Не вызывает сомнений, что механизация самой личности остается прерогативой LTI. Самым характерным, возможно и самым ранним детищем его в этой области было слово gleichschalten, «подключиться». Так и слышишь щелчок кнопки, приводящей людей — не организации, не безличные административные единицы — в движение, единообразное и автоматическое. Учители всевозможных учебных заведений, группы разных чиновников юридических и налоговых служб, члены «Стального шлема», SA и т.д. и т.п. были практически все сплошь подключены.
   Настолько характерным было это слово для нацистского умонастроения, что его, одно из немногих, кардинал-архиепископ Фаульхабер[155] уже в конце 1933 г. избрал для того, чтобы представить в сатирическом ключе в своих предрождественских проповедях. У азиатских народов древности, сказал он, религия и государство были подключены друг к другу. К высоким церковным иерархам рискнули тут же присоединиться и простые артисты из кабаре, выставляя этот глагол в комическом свете. Помню, как массовик во время так называемой «Поездки в никуда»[156], организованной экскурсионной фирмой, на отдыхе за чашкой кофе в лесу заявил: «Сейчас мы „подключились“ к природе», чем вызвал одобрительную реакцию публики.
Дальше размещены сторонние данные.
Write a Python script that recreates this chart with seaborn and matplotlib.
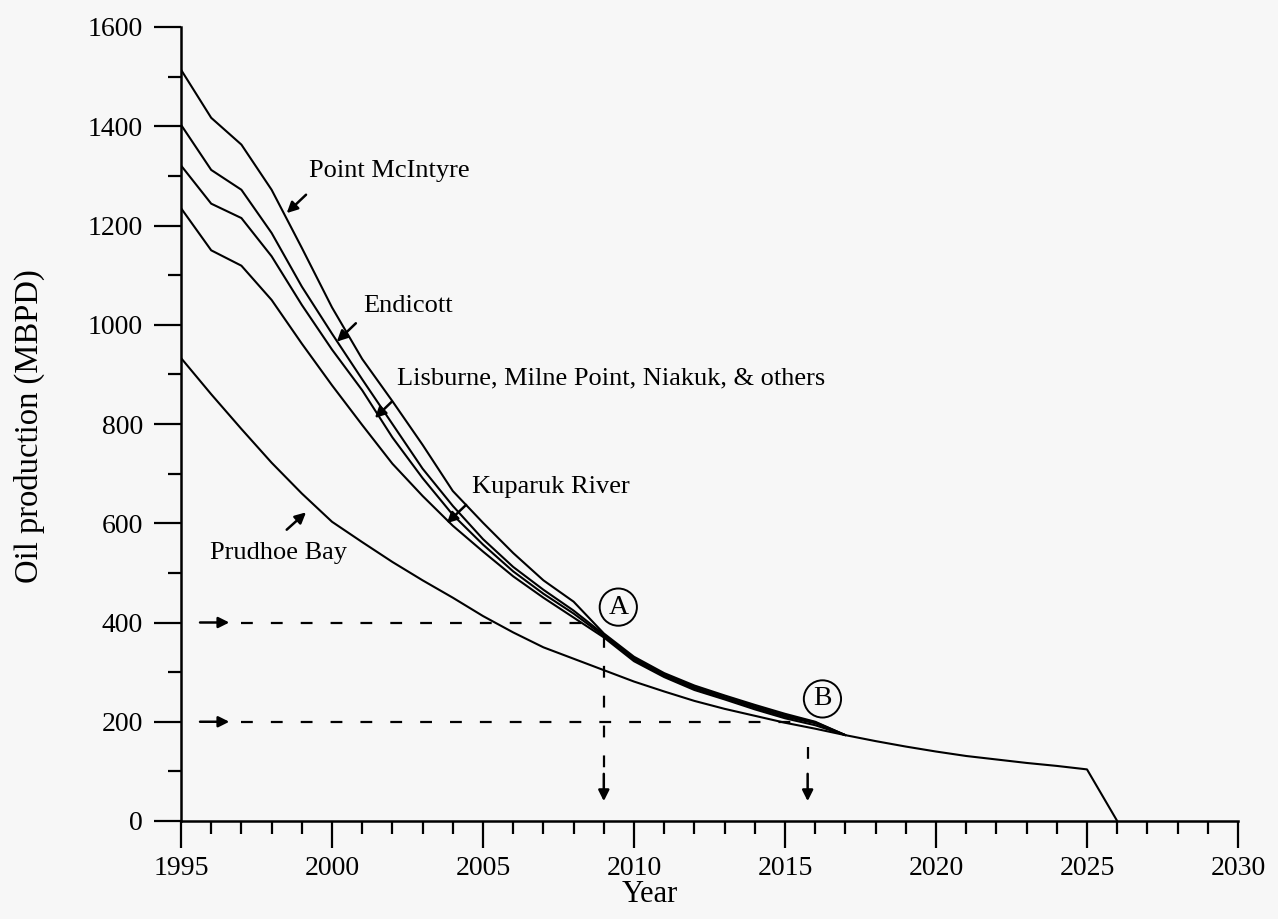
import numpy as np
import pandas as pd
import matplotlib
matplotlib.use("Agg")
import matplotlib.pyplot as plt
from matplotlib.ticker import MultipleLocator
import seaborn as sns

# Alaska North Slope oil production forecast, thousand barrels per day (MBPD)
years_prudhoe = list(range(1995, 2027))
prudhoe = [933, 860, 790, 722, 660, 603, 562, 522, 485, 450, 413, 380, 350, 327,
           304, 281, 261, 242, 226, 212, 198, 186, 173, 161, 150, 140, 131, 124,
           117, 111, 104, 0]

years_fields = list(range(1995, 2018))
kuparuk = [302, 290, 329, 328, 302, 275, 236, 198, 170, 145, 130, 113, 100, 83,
           66, 41, 29, 22, 19, 13, 9, 7, 0]
lisburne_group = [86, 94, 96, 88, 78, 72, 70, 53, 36, 22, 14, 10, 8, 8,
                  3, 3, 2, 3, 3, 3, 3, 4, 0]
endicott = [82, 68, 57, 47, 37, 32, 22, 27, 19, 18, 11, 9, 8, 6,
            3, 3, 3, 3, 2, 3, 3, 2, 0]
point_mcintyre = [111, 105, 91, 87, 78, 53, 41, 46, 48, 30, 33, 28, 19, 18,
                  2, 3, 3, 3, 3, 3, 3, 1, 0]

x_ticks = [1995, 2000, 2005, 2010, 2015, 2020, 2025, 2030]
y_ticks = [0, 200, 400, 600, 800, 1000, 1200, 1400, 1600]

# Threshold rates and the years they are reached
rate_a, year_a = 400, 2009.0
rate_b, year_b = 200, 2015.75

bg = "#f7f7f7"
sns.set_theme(style="white")
plt.rcParams["font.family"] = ["Liberation Serif", "DejaVu Serif"]
plt.rcParams["lines.scale_dashes"] = False
plt.rcParams["text.color"] = "black"

fig, ax = plt.subplots(figsize=(12.78, 9.19), dpi=100)
fig.patch.set_facecolor(bg)
ax.set_facecolor(bg)
fig.subplots_adjust(left=181 / 1278, right=1238 / 1278,
                    bottom=1 - 821 / 919, top=1 - 27 / 919)

# Stacked totals: each line adds one more field on top of Prudhoe Bay
n = len(years_fields)
frames = [pd.DataFrame({"Year": years_prudhoe, "Rate": prudhoe,
                        "Curve": "Prudhoe Bay"})]
cum = np.array(prudhoe[:n], dtype=float)
for name, vals in [("Kuparuk River", kuparuk),
                   ("Lisburne group", lisburne_group),
                   ("Endicott", endicott),
                   ("Point McIntyre", point_mcintyre)]:
    cum = cum + np.array(vals)
    frames.append(pd.DataFrame({"Year": years_fields, "Rate": cum.copy(),
                                "Curve": name}))
df = pd.concat(frames, ignore_index=True)

sns.lineplot(data=df, x="Year", y="Rate", units="Curve", estimator=None,
             color="black", linewidth=1.5, sort=False, ax=ax, legend=False)

# Dashed guide lines for the two threshold rates
dash = dict(color="black", linewidth=1.6, dashes=(8.5, 13))
ax.plot([1997.0, 2008.7], [rate_a, rate_a], **dash)
ax.plot([1997.0, 2015.2], [rate_b, rate_b], **dash)
ax.plot([year_a, year_a], [372, 100], **dash)
ax.plot([year_b, year_b], [150, 100], **dash)

arrow = dict(arrowstyle="-|>", color="black", lw=1.8, mutation_scale=16,
             shrinkA=0, shrinkB=0)
for r in (rate_a, rate_b):
    ax.annotate("", xy=(1996.6, r), xytext=(1995.63, r), arrowprops=arrow)
for yr in (year_a, year_b):
    ax.annotate("", xy=(yr, 40), xytext=(yr, 95), arrowprops=arrow)

circ = dict(boxstyle="circle,pad=0.22", fc="none", ec="black", lw=1.4)
ax.text(2009.48, 431, "A", ha="center", va="center", fontsize=20,
        color="black", bbox=circ)
ax.text(2016.24, 246, "B", ha="center", va="center", fontsize=20,
        color="black", bbox=circ)

# Field labels with pointer arrows
labels = [
    ("Point McIntyre", 1999.25, 1309, (1999.14, 1262), (1998.50, 1225)),
    ("Endicott", 2001.04, 1037, (2000.79, 1003), (2000.16, 966)),
    ("Lisburne, Milne Point, Niakuk, & others", 2002.14, 892,
     (2001.98, 845), (2001.42, 812)),
    ("Kuparuk River", 2004.63, 674, (2004.44, 637), (2003.80, 600)),
    ("Prudhoe Bay", 1995.96, 540, (1998.50, 587), (1999.14, 622)),
]
for text, tx, ty, tail, tip in labels:
    ax.text(tx, ty, text, ha="left", va="center", fontsize=19, color="black")
    ax.annotate("", xy=tip, xytext=tail, arrowprops=arrow)

ax.set_xlim(1995, 2030)
ax.set_ylim(0, 1600)
ax.set_xticks(x_ticks)
ax.set_xticklabels([str(t) for t in x_ticks])
ax.set_yticks(y_ticks)
ax.set_yticklabels([str(t) for t in y_ticks])
ax.xaxis.set_minor_locator(MultipleLocator(1))
ax.yaxis.set_minor_locator(MultipleLocator(100))

ax.tick_params(axis="both", which="both", bottom=True, left=True,
               top=False, right=False)
ax.tick_params(axis="both", which="major", direction="out", length=19.5,
               width=1.6, color="black", labelsize=20, labelcolor="black")
ax.tick_params(axis="both", which="minor", direction="out", length=9.5,
               width=1.6, color="black")
ax.tick_params(axis="y", which="major", pad=8)
ax.tick_params(axis="x", which="major", pad=6)

for side in ("top", "right"):
    ax.spines[side].set_visible(False)
for side in ("left", "bottom"):
    ax.spines[side].set_color("black")
    ax.spines[side].set_linewidth(1.8)

ax.set_xlabel("Year", fontsize=22, color="black")
ax.xaxis.set_label_coords(0.4437, -0.093)
ax.xaxis.label.set_verticalalignment("center")
ax.set_ylabel("Oil production (MBPD)", fontsize=23.5, color="black")
ax.yaxis.set_label_coords(-0.143, 0.497)
ax.yaxis.label.set_verticalalignment("center")

fig.savefig("out.png", dpi=100, facecolor=bg)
   В LTI, пожалуй, не найти другого примера заимствования технических терминов, который бы так откровенно выявлял тенденцию к механизации и роботизации людей, как слово «подключить». Им пользовались все 12 лет, вначале чаще, чем потом, — по той простой причине, что очень скоро были завершены и подключение и роботизация, ставшие фактом повседневной жизни.
   Другие обороты, взятые из области электротехники, не столь характерны. Когда то там, то здесь говорят о силовых линиях, сливающихся в природе вождя или исходящих от него (это можно было прочитать в разных вариантах и о Муссолини, и о Гитлере), то это просто метафоры, которые указывают как на электротехнику, так и на магнетизм, а тут уж недалеко и до романтического мироощущения. Это особенно чувствуется у Ины Зайдель[157], которая как в своих чистейших произведениях, так и в самых позорных прибегала к подобной электрометафоре. Но об Ине Зайдель надо говорить отдельно, это особая, печальная глава.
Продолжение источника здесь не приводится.